= EXERCISE REQUIREMENTS =
From the listing below, pull out all lines with "matplotlib" in them.

= PROVIDED MATERIAL =
== == ==

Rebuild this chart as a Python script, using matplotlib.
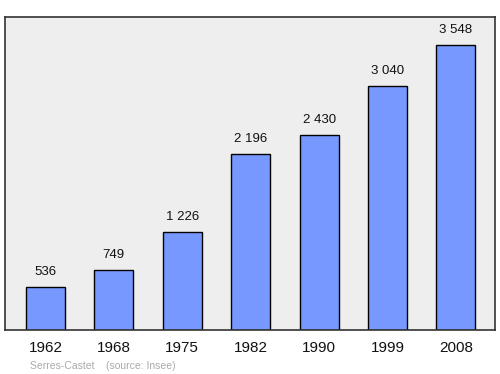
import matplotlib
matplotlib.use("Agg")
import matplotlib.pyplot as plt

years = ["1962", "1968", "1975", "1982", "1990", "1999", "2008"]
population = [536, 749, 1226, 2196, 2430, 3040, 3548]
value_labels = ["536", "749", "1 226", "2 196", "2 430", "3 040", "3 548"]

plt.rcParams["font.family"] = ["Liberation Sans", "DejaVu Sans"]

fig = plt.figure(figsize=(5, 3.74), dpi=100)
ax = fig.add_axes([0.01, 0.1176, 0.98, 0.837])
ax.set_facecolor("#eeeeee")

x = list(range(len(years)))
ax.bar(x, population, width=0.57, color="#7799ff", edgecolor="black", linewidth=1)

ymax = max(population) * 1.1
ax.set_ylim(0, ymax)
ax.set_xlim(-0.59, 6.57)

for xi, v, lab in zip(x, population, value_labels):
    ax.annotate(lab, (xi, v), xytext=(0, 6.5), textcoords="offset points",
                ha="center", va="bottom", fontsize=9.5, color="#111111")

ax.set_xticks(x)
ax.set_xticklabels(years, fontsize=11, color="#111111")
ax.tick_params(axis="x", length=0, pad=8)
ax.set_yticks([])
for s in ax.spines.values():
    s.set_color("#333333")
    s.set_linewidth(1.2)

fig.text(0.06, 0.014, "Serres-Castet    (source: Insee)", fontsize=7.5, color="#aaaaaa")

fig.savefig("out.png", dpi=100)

== == ==

= RESPONSE TO THIS TASK =
Rebuild this chart as a Python script, using matplotlib.
import matplotlib
matplotlib.use("Agg")
import matplotlib.pyplot as plt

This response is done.